The Official Response to the CBSE Rickroll Exam
When a national education board is accused of trolling its student body, an official statement is inevitable. On March 10 and 11, the CBSE released a formal clarification to address panicked parents and confused students who worried that the unexpected YouTube link meant the exam had been compromised or hacked by malicious actors.
The Board confirmed that the question papers were entirely genuine and that the security of the high-stakes test remained fully uncompromised. According to exam controllers, the QR code is a legitimate security feature meant for internal verification. The board acknowledged that 'in a few question paper sets, it appears that when one of the given QR codes is scanned, it links to a YouTube video'.

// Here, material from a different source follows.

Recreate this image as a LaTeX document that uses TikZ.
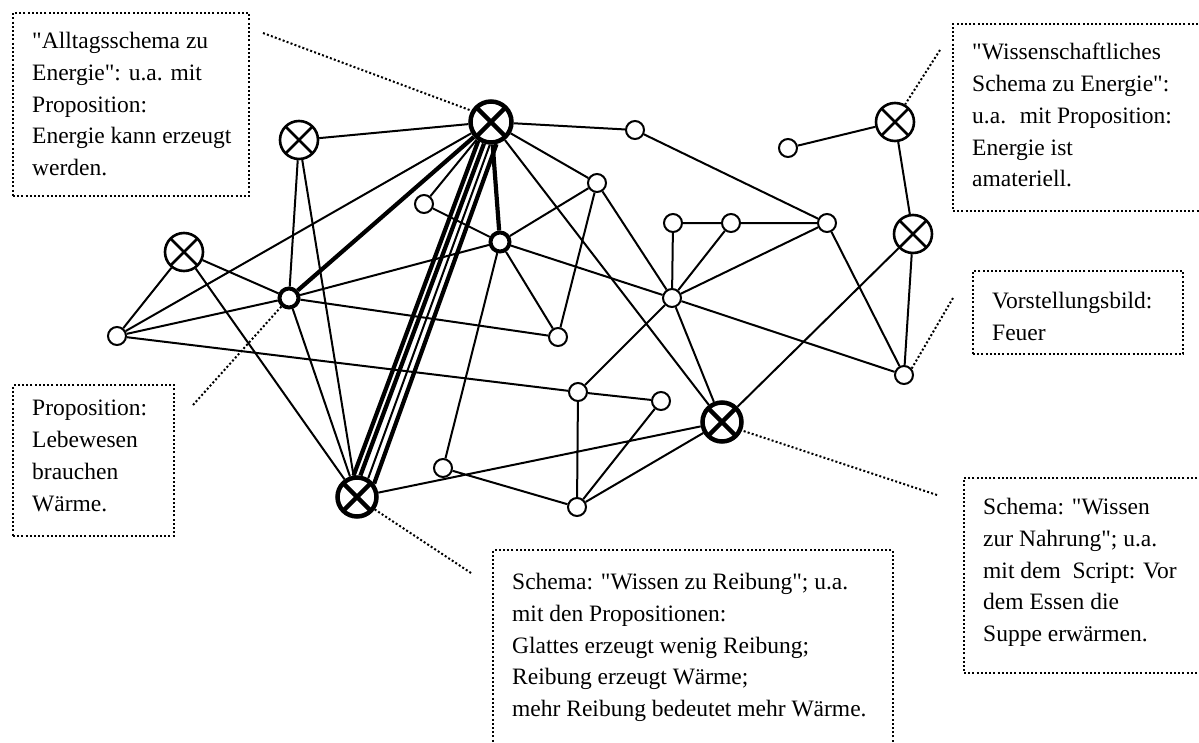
\documentclass[tikz,border=0pt]{standalone}
\usepackage{fontspec}
\setmainfont{Liberation Serif}[Ligatures=TeXOff]
\usetikzlibrary{calc}
\begin{document}
\begin{tikzpicture}[x=1pt,y=-1pt,
  conn/.style={line width=2pt},
  thickconn/.style={line width=4.2pt},
  sm/.style={circle,draw,line width=2pt,minimum size=18pt,inner sep=0pt,fill=white},
  smthick/.style={circle,draw,line width=4pt,minimum size=19pt,inner sep=0pt,fill=white},
  xcirc/.style={circle,draw,line width=#1,inner sep=0pt,fill=white,
    path picture={\draw[line width=#1] (path picture bounding box.north west)--(path picture bounding box.south east) (path picture bounding box.north east)--(path picture bounding box.south west);}},
  xthin/.style={xcirc=2.6pt,minimum size=38pt},
  xthick/.style={xcirc=4.5pt,minimum size=39pt},
  callout/.style={line width=2pt,dash pattern=on 2pt off 2.2pt},
  boxframe/.style={draw,line width=2pt,dash pattern=on 2pt off 2.2pt,inner sep=0pt,anchor=north west},
  txt/.style={inner sep=0pt,anchor=north west,align=left,font=\fontsize{23.5}{31.8}\selectfont}
]
\useasboundingbox (0,0) rectangle (1199,742);
\clip (0,0) rectangle (1199,742);

% text boxes
\node[boxframe,minimum width=236pt,minimum height=183pt] (b1) at (12,12) {};
\node[boxframe,minimum width=260pt,minimum height=187pt] (b2) at (952,23) {};
\node[boxframe,minimum width=161pt,minimum height=151pt] (b3) at (12,384) {};
\node[boxframe,minimum width=210pt,minimum height=83pt] (b4) at (972,270) {};
\node[boxframe,minimum width=400pt,minimum height=220pt] (b5) at (492,549) {};
\node[boxframe,minimum width=250pt,minimum height=195pt] (b6) at (963,477) {};

\node[txt] (t1) at (32,32) {"Alltagsschema zu\\Energie": u.a. mit\\Proposition:\\Energie kann erzeugt\\werden.};
\node[txt] (t2) at (972,43) {"Wissenschaftliches\\Schema zu Energie":\\u.a.~ mit Proposition:\\Energie ist\\amateriell.};
\node[txt] (t3) at (32,400) {Proposition:\\Lebewesen\\brauchen\\Wärme.};
\node[txt] (t4) at (992,292) {Vorstellungsbild:\\Feuer};
\node[txt] (t5) at (512,573) {Schema: "Wissen zu Reibung"; u.a.\\mit den Propositionen:\\Glattes erzeugt wenig Reibung;\\Reibung erzeugt Wärme;\\mehr Reibung bedeutet mehr Wärme.};
\node[txt] (t6) at (983,498) {Schema: "Wissen\\zur Nahrung"; u.a.\\mit dem~ Script: Vor\\dem Essen die\\Suppe erwärmen.};

% network nodes
\node[xthick,minimum size=41pt] (A) at (491,122) {};
\node[xthick] (S) at (357,497) {};
\node[xthick] (N) at (722,422) {};
\node[xthin] (X1) at (299,140) {};
\node[xthin] (X2) at (184,252) {};
\node[xthin] (X3) at (895,122) {};
\node[xthin] (X4) at (913,234) {};
\node[smthick] (P) at (289,298) {};
\node[smthick] (Q) at (500,242) {};
\node[sm] (c1) at (117,336) {};
\node[sm] (c2) at (424,204) {};
\node[sm] (c3) at (635,130) {};
\node[sm] (c4) at (597,183) {};
\node[sm] (c5) at (788,148) {};
\node[sm] (c6) at (558,337) {};
\node[sm] (c7) at (673,223) {};
\node[sm] (c8) at (731,223) {};
\node[sm] (c9) at (827,223) {};
\node[sm] (c10) at (672,298) {};
\node[sm] (c11) at (904,375) {};
\node[sm] (c12) at (578,392) {};
\node[sm] (c13) at (661,401) {};
\node[sm] (c14) at (443,468) {};
\node[sm] (c15) at (577,507) {};

% connectors
\draw[conn] (A)--(X1) (A)--(c3) (A)--(c4) (A)--(c2) (A)--(c1) (A)--(N);
\draw[thickconn] (A)--(P) (A)--(Q);
\draw[thickconn] (A.236)--(S.99);
\draw[thickconn] (A.252)--(S.81);
\draw[conn] (A.267)--(S.59);
\draw[thickconn] (A.284)--(S.38);
\draw[conn] (X1)--(P) (X1)--(S);
\draw[conn] (X2)--(c1) (X2)--(P) (X2)--(S);
\draw[conn] (c1)--(P) (c1)--(c12);
\draw[conn] (P)--(Q) (P)--(c6) (P)--(S);
\draw[conn] (Q)--(c2) (Q)--(c4) (Q)--(c6) (Q)--(c10) (Q)--(c14);
\draw[conn] (c4)--(c6) (c4)--(c10);
\draw[conn] (c3)--(c9);
\draw[conn] (c5)--(X3);
\draw[conn] (c7)--(c8) (c7)--(c10) (c8)--(c9) (c8)--(c10) (c9)--(c10) (c9)--(c11);
\draw[conn] (c10)--(c11) (c10)--(c12) (c10)--(N);
\draw[conn] (X3)--(X4) (X4)--(c11) (X4)--(N);
\draw[conn] (c12)--(c13) (c12)--(c15) (c13)--(c15) (c14)--(c15) (c15)--(N) (S)--(N);

% callout lines
\coordinate (k1) at (263,33);
\coordinate (k2) at (940,50);
\coordinate (k3) at (953,298);
\coordinate (k4) at (193,405);
\coordinate (k5) at (471,573);
\coordinate (k6) at (937,495);
\draw[callout] (k1)--(A.150);
\draw[callout] (k2)--(X3.60);
\draw[callout] (k3)--(c11.40);
\draw[callout] (k4)--(P.228);
\draw[callout] (k5)--(S.325);
\draw[callout] (k6)--(N.337);
\end{tikzpicture}
\end{document}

They assured the public that they view the matter seriously and are taking preventive steps to ensure random internet links are not used as verification placeholders in future assessments.
A New Era of Weird Education News
Sources close to the board indicated that internal units often use random strings or links to generate these verification codes, meaning an employee likely used the Rick Astley URL as a placeholder without realizing it would be accessible or scannable by the general public once the papers were distributed. While the board has cautioned its staff against using such links moving forward, the Math paper QR code prank will undoubtedly go down in history. For the Class of 2026, surviving the math board exam didn't just earn them academic credit—it made them the victims of the ultimate internet meme.